-- START AVAILABLE DATA --

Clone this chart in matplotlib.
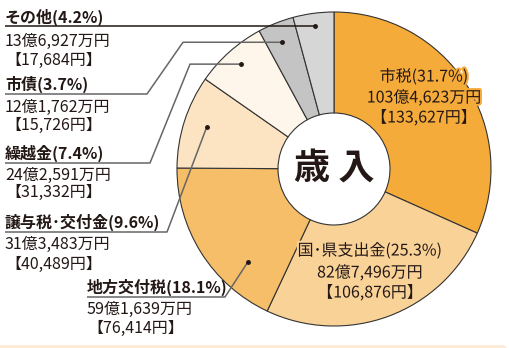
import numpy as np
import matplotlib
matplotlib.use('Agg')
import matplotlib.pyplot as plt
import matplotlib.patheffects as pe
from matplotlib.patches import FancyBboxPatch

plt.rcParams['font.family'] = ['Noto Sans CJK JP', 'DejaVu Sans']

# Revenue breakdown (clockwise from 12 o'clock)
categories = ['市税', '国･県支出金', '地方交付税', '譲与税･交付金', '繰越金', '市債', 'その他']
shares = [31.7, 25.3, 18.1, 9.6, 7.4, 3.7, 4.2]
amount_oku = [103, 82, 59, 31, 24, 12, 13]
amount_man = [4623, 7496, 1639, 3483, 2591, 1762, 6927]
per_capita = [133627, 106876, 76414, 40489, 31332, 15726, 17684]
colors = ['#F5AB3A', '#F9D297', '#F6BE69', '#FCE4C3', '#FEF6EA', '#C4C4C4', '#D6D6D6']

W, H = 510, 348
CX, CY, R, HOLE = 334, H - 169, 157, 56
FS = 11.5


def iy(y):
    # image-style y (from top) to axes y
    return H - y


fig = plt.figure(figsize=(W / 100, H / 100), dpi=100)
ax = fig.add_axes([0, 0, 1, 1])

ax.pie(shares, startangle=90, counterclock=False, colors=colors,
       center=(CX, CY), radius=R,
       wedgeprops=dict(width=R - HOLE, edgecolor='#333333', linewidth=0.8))
ax.set_xlim(0, W)
ax.set_ylim(0, H)
ax.set_aspect('equal')
ax.axis('off')

ax.text(CX, CY + 1, '歳 入', ha='center', va='center', fontsize=26,
        fontweight='bold', color='#231815')

# slice start angles, clockwise from top
starts = np.concatenate([[0], np.cumsum(shares)[:-1]]) * 3.6
spans = np.array(shares) * 3.6


def slice_point(i, frac, r):
    theta = np.deg2rad(90 - (starts[i] + frac * spans[i]))
    return CX + r * np.cos(theta), CY + r * np.sin(theta)


def label_lines(i):
    return (f'{categories[i]}({shares[i]}%)',
            f'{amount_oku[i]}億{amount_man[i]:,}万円',
            f'【{per_capita[i]:,}円】')


# labels inside the ring: index, x centre, y of each line
inner = [(0, 424, (77, 98, 118)), (1, 370, (251, 273, 293))]
for i, x, ys in inner:
    for txt, y in zip(label_lines(i), ys):
        ax.text(x, iy(y), txt, ha='center', va='center', fontsize=FS,
                color='#231815',
                path_effects=[pe.withStroke(linewidth=3, foreground=colors[i])])

# labels on the left with leader lines:
# index, text x, line ys, underline y, underline end x, elbow x, dot frac, dot radius
outer = [
    (6, 5, (17, 41, 60), 26, None, None, 0.50, 144),
    (5, 5, (84, 107, 125), 94, 147, 183, 0.46, 137),
    (4, 5, (153, 175, 192), 163, 150, 190, 0.51, 140),
    (3, 5, (222, 244, 264), 232, 167, None, 0.52, 134),
    (2, 87, (287, 309, 328), 297, 225, None, 0.27, 127),
]
for i, x, ys, uy, ux, ex, frac, r in outer:
    head, amt, pc = label_lines(i)
    ax.text(x, iy(ys[0]), head, ha='left', va='center', fontsize=FS,
            fontweight='bold', color='#231815')
    ax.text(x, iy(ys[1]), amt, ha='left', va='center', fontsize=FS, color='#231815')
    ax.text(x, iy(ys[2]), pc, ha='left', va='center', fontsize=FS, color='#231815')

    dx, dy = slice_point(i, frac, r)
    if ux is None:
        px, py = [x, dx], [dy, dy]
        lc = '#231815'
    else:
        px, py = [x, ux], [iy(uy), iy(uy)]
        if ex is not None:
            px.append(ex)
            py.append(dy)
        px.append(dx)
        py.append(dy)
        lc = '#666666'
    ax.plot(px, py, color=lc, linewidth=1.1, solid_capstyle='butt', zorder=3)
    ax.plot(dx, dy, 'o', color='#231815', markersize=2.5, zorder=4)

# peach strip along the bottom edge
ax.add_patch(FancyBboxPatch((-20, -20), W - 3 + 20, 23,
                            boxstyle='round,pad=0,rounding_size=5',
                            facecolor='#FDEBD7', edgecolor='none', zorder=0))

fig.savefig('out.png', dpi=100)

-- END AVAILABLE DATA --

WRITTEN TASK: Everything from the first line to the line with "plt.rcParams['font.family'] = ['Noto" must be repeated exactly, and nothing else. Leave the pictures out.

SOLUTION TO THIS EXERCISE:
Clone this chart in matplotlib.
import numpy as np
import matplotlib
matplotlib.use('Agg')
import matplotlib.pyplot as plt
import matplotlib.patheffects as pe
from matplotlib.patches import FancyBboxPatch

plt.rcParams['font.family'] = ['Noto Sans CJK JP', 'DejaVu Sans']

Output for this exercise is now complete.